====== MATERIAL PROVIDED
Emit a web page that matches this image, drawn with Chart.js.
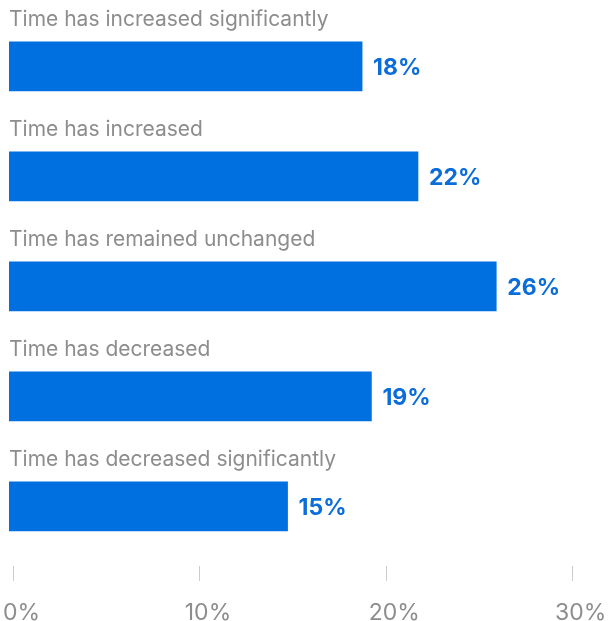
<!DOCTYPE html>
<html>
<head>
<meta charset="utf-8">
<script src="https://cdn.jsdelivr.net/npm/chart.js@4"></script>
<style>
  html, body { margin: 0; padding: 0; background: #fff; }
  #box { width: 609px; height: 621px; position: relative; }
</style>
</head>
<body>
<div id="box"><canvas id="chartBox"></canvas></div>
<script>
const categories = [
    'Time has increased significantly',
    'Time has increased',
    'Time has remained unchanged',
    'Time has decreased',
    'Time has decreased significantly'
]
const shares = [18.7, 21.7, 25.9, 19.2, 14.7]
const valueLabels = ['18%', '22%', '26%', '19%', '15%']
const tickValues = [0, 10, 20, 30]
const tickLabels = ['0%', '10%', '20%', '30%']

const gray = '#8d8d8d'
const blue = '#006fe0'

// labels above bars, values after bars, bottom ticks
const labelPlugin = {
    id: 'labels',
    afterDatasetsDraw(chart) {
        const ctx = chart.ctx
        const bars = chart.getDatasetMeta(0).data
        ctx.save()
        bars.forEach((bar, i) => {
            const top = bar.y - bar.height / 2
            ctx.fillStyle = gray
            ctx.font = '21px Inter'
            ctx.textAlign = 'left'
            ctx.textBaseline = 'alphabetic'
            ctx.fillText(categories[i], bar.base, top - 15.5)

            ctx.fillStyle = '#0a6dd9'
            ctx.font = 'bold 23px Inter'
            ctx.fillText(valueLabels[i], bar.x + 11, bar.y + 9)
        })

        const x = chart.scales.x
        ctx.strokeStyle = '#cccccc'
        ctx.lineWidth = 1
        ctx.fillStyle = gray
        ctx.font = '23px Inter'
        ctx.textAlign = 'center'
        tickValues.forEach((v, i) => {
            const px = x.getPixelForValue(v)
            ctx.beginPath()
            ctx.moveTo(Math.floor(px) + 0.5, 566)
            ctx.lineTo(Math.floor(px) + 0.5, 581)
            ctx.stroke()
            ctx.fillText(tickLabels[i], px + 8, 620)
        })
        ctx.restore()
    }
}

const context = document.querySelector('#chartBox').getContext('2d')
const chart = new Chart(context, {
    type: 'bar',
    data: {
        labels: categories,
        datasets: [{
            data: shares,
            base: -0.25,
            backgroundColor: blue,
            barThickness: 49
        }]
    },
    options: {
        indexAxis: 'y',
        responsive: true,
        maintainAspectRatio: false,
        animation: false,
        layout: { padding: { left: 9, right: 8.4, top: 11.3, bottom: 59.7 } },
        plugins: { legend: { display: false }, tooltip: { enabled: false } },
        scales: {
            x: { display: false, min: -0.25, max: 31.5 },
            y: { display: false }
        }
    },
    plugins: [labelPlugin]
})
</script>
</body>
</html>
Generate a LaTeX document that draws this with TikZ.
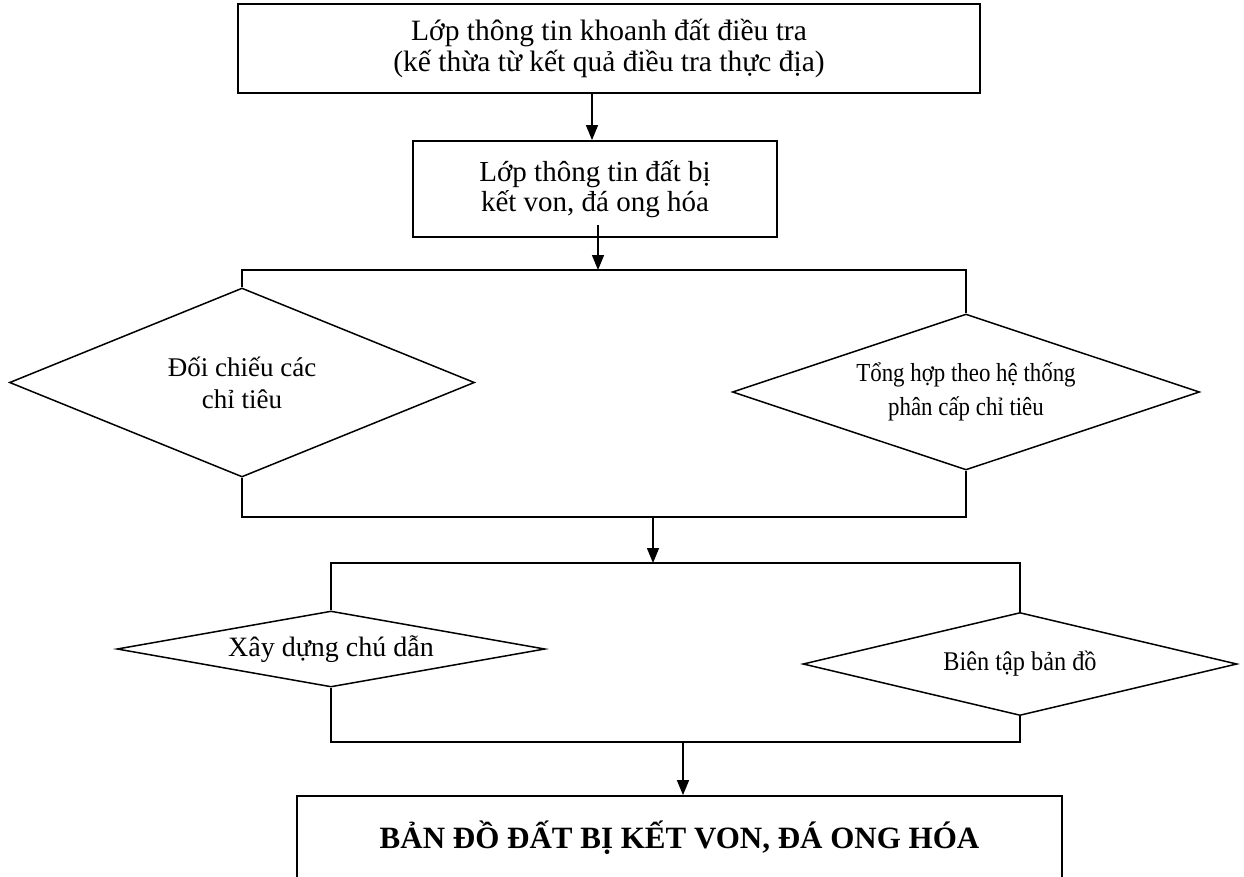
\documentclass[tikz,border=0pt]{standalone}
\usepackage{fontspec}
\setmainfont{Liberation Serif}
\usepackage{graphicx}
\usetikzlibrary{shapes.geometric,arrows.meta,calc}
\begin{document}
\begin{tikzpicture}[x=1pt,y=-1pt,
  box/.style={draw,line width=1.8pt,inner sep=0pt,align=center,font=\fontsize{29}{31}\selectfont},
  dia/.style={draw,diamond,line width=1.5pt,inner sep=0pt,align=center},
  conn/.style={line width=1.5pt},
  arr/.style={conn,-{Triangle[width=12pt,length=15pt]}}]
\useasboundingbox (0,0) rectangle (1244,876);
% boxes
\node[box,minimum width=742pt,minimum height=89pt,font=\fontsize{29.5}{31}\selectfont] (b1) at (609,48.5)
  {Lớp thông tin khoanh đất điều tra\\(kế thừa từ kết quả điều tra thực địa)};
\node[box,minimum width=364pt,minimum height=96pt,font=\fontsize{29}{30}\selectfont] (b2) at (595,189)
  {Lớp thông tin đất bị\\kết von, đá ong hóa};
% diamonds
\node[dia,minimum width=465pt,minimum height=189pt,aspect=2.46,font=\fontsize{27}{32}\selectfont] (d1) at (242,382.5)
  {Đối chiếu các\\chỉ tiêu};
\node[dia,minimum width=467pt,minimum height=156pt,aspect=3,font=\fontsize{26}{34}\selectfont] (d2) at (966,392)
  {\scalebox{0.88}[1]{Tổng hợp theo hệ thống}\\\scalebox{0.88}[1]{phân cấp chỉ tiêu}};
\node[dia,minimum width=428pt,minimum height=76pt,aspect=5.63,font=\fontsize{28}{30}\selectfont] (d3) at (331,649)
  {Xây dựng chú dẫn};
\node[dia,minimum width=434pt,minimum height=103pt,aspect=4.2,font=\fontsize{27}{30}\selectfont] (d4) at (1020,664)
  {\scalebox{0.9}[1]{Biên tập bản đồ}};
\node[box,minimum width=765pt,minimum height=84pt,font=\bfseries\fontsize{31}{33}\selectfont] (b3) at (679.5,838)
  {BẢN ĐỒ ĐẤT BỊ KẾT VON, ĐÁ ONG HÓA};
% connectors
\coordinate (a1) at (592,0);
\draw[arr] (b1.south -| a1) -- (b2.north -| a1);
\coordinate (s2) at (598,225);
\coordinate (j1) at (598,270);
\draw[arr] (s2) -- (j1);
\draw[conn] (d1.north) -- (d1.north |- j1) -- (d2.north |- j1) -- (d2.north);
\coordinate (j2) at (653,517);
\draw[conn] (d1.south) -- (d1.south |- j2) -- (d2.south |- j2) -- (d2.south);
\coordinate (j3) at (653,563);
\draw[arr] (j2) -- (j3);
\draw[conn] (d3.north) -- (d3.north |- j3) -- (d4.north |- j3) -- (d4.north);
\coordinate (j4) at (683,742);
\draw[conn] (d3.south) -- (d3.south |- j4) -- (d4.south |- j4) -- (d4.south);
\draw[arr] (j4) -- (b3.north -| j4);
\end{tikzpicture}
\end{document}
============
* WHAT IS EXPECTED *
Return, unchanged, the lines from the first line of the material through the line that holds "ctx.fillText(categories[i], bar.base, top", inclusive, omitting pictures.

* FULL SOLUTION *
Emit a web page that matches this image, drawn with Chart.js.
<!DOCTYPE html>
<html>
<head>
<meta charset="utf-8">
<script src="https://cdn.jsdelivr.net/npm/chart.js@4"></script>
<style>
  html, body { margin: 0; padding: 0; background: #fff; }
  #box { width: 609px; height: 621px; position: relative; }
</style>
</head>
<body>
<div id="box"><canvas id="chartBox"></canvas></div>
<script>
const categories = [
    'Time has increased significantly',
    'Time has increased',
    'Time has remained unchanged',
    'Time has decreased',
    'Time has decreased significantly'
]
const shares = [18.7, 21.7, 25.9, 19.2, 14.7]
const valueLabels = ['18%', '22%', '26%', '19%', '15%']
const tickValues = [0, 10, 20, 30]
const tickLabels = ['0%', '10%', '20%', '30%']

const gray = '#8d8d8d'
const blue = '#006fe0'

// labels above bars, values after bars, bottom ticks
const labelPlugin = {
    id: 'labels',
    afterDatasetsDraw(chart) {
        const ctx = chart.ctx
        const bars = chart.getDatasetMeta(0).data
        ctx.save()
        bars.forEach((bar, i) => {
            const top = bar.y - bar.height / 2
            ctx.fillStyle = gray
            ctx.font = '21px Inter'
            ctx.textAlign = 'left'
            ctx.textBaseline = 'alphabetic'
            ctx.fillText(categories[i], bar.base, top - 15.5)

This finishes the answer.